Retired Brooklyn judge rumored to be tapped to help settle LICH case
Retired judge and former state senator Hon. William Thompson Sr., is rumored to have selected to mediate the contentious and controversial suit between Long Island College Hospital (LICH) and the State University of New York (SUNY) Downstate Medical Center (SUNY), which wishes to shut the hospital down.
Brooklyn Supreme Court Justice Johnny Lee Baynes, presiding judge in the LICH/SUNY case, has issued a temporary restraining order preventing SUNY from ceasing the hospital function of LICH. Supporters of LICH say that SUNY is violating the order and taking steps to shut LICH down. It is purported that Baynes has assigned Thompson to mediate the case and hopefully assist in bringing both sides to resolution.
Thompson, a graduate of Brooklyn College and Brooklyn Law School, has participated in settlement and compromise in one form or another since the inception of his career. In 1965, Thompson was elected to the New York State Senate, becoming the first black American elected to serve as state senator in New York. In 1968 he ran for Congress, but was defeated in the Democratic primary by the famed Shirley Chisholm, who became the first black woman elected to the U.S. Congress.
During his time as state senator, Thompson, a decorated war veteran who received a Purple Heart medal while serving in a segregated army unit during World War II, was the chairman of the Joint Legislative Committee on Child Care Needs. He worked alongside U.S. Senator Robert F. Kennedy in creating the Bedford-Stuyvesant Restoration Corporation, the first community development corporation in the country.
Wanting to continue a career in addressing the needs of the people, Thompson was elected to the Brooklyn Supreme Court bench in 1974. Shortly after his election, Thompson was appointed to serve in the Appellate Term serving Brooklyn, Staten Island and Queens. Day in and day out, Thompson assisted in adjudicating the most complex of cases. Having served as an assistant administrative judge for Brooklyn and Staten Island, Thompson was appointed in 1980 by then-New York Gov. Hugh Carey to the Appellate Division for the Second Department. Thompson served as an associate justice until he retired in 2001.

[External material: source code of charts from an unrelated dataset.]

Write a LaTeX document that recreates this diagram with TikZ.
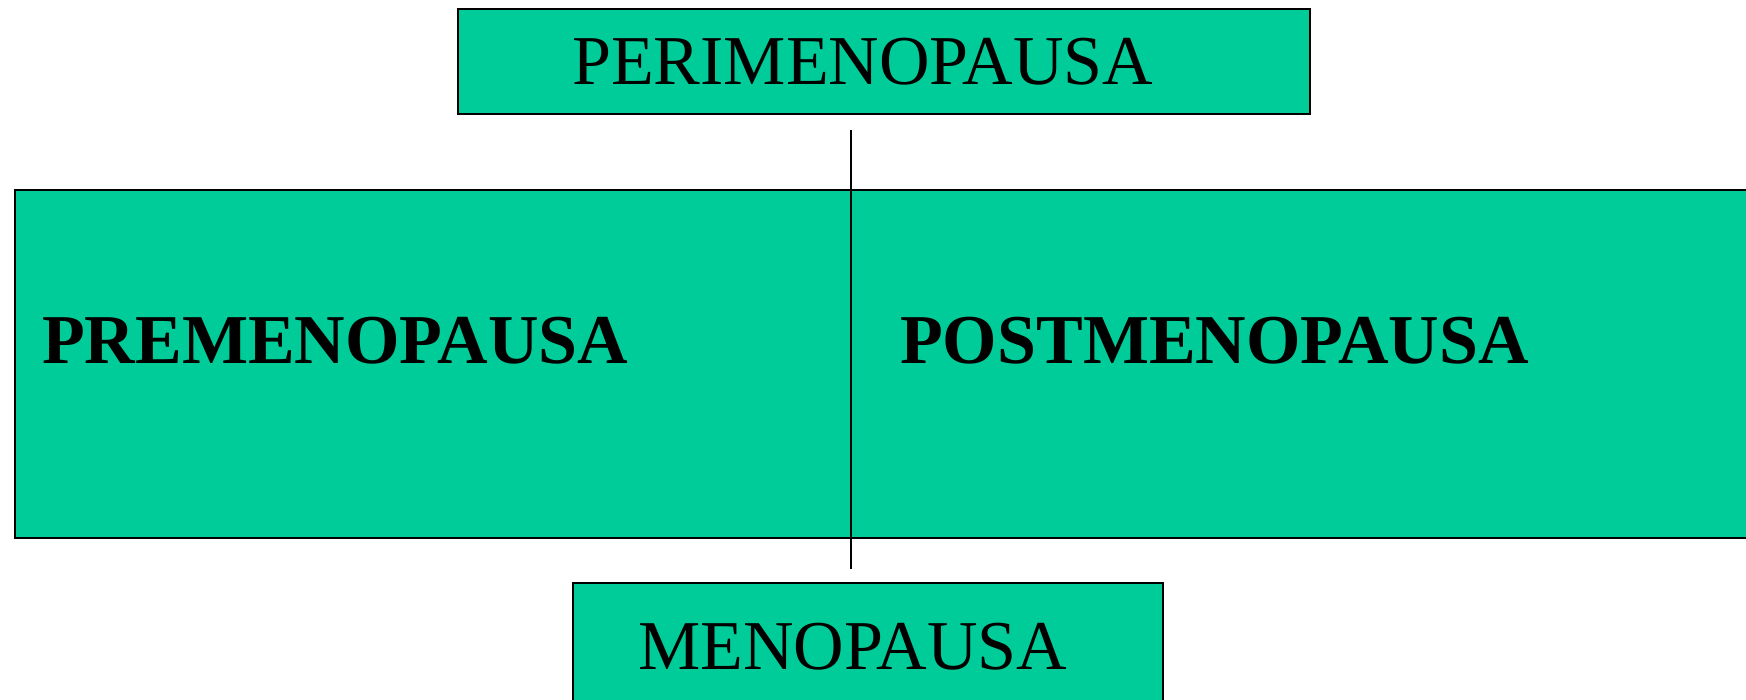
\documentclass[tikz,border=0pt]{standalone}
\usepackage{fontspec}
\setmainfont{Liberation Serif}
\definecolor{boxgreen}{RGB}{0,204,153}
\begin{document}
\begin{tikzpicture}[x=1pt,y=-1pt,
  greenbox/.style={draw=black,line width=1.6pt,fill=boxgreen,rectangle,inner sep=0pt},
  lbl/.style={anchor=base west,inner sep=0pt,font=\fontsize{70}{84}\selectfont},
  blbl/.style={anchor=base west,inner sep=0pt,font=\fontsize{70}{84}\selectfont\bfseries},
  conn/.style={draw=black,line width=1.8pt}]
\useasboundingbox (0,0) rectangle (1746,699);
\clip (0,0) rectangle (1746,699);
% boxes
\node[greenbox,minimum width=852pt,minimum height=105pt] (peri) at (884,61.5) {};
\node[greenbox,minimum width=1760pt,minimum height=348pt] (mid) at (895,364) {};
\node[greenbox,minimum width=590pt,minimum height=140pt] (meno) at (868,653) {};
% connector
\coordinate (lt) at (851,130);
\coordinate (lb) at (851,569);
\draw[conn] (lt) -- (lb);
% texts
\node[lbl] (periT) at (572,84) {PERIMENOPAUSA};
\node[blbl] (preT) at (42,363) {PREMENOPAUSA};
\node[blbl] (postT) at (900,363) {POSTMENOPAUSA};
\node[lbl] (menoT) at (638,669) {MENOPAUSA};
\end{tikzpicture}
\end{document}
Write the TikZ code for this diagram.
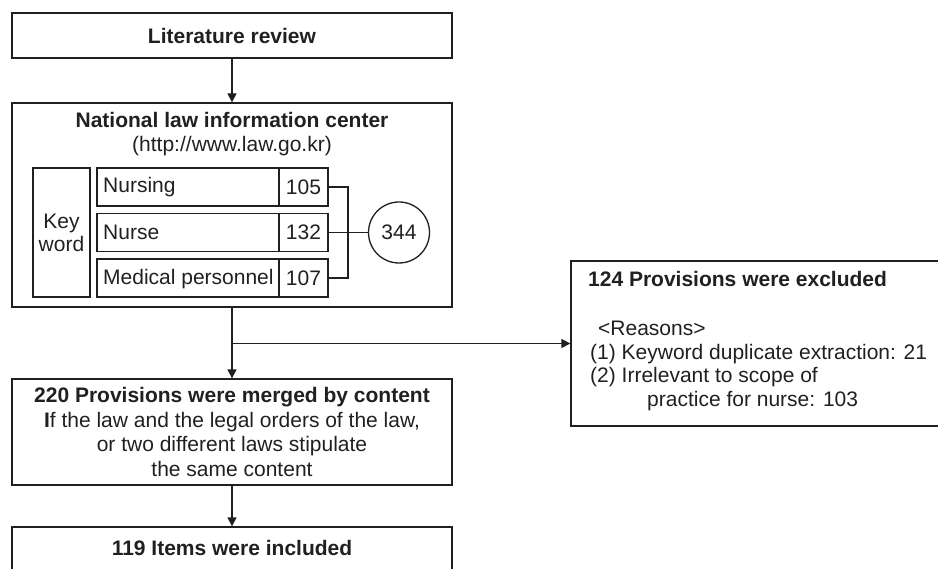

Upon his retirement, Thompson stuck with his Brooklyn roots and joined the Brooklyn personal injury firm Ross & Hill. Thompson is known for his success in mediating complex cases and works with National Arbitration and Mediation, a likely reason why Baynes would have, if such selection is true, selected him for the LICH/SUNY case. Having mediated cases on complex topics such as construction law, labor law, real estate and commercial matters, Thompson has been ranked by New York Law Journal readers as one of the top 10 individual mediators in New York.
The official order from Baynes assigning Thompson as mediator on the LICH/SUNY case has not been released. As such, it is unclear if Thompson has been officially been appointed, and if so, what his duties and powers would entail.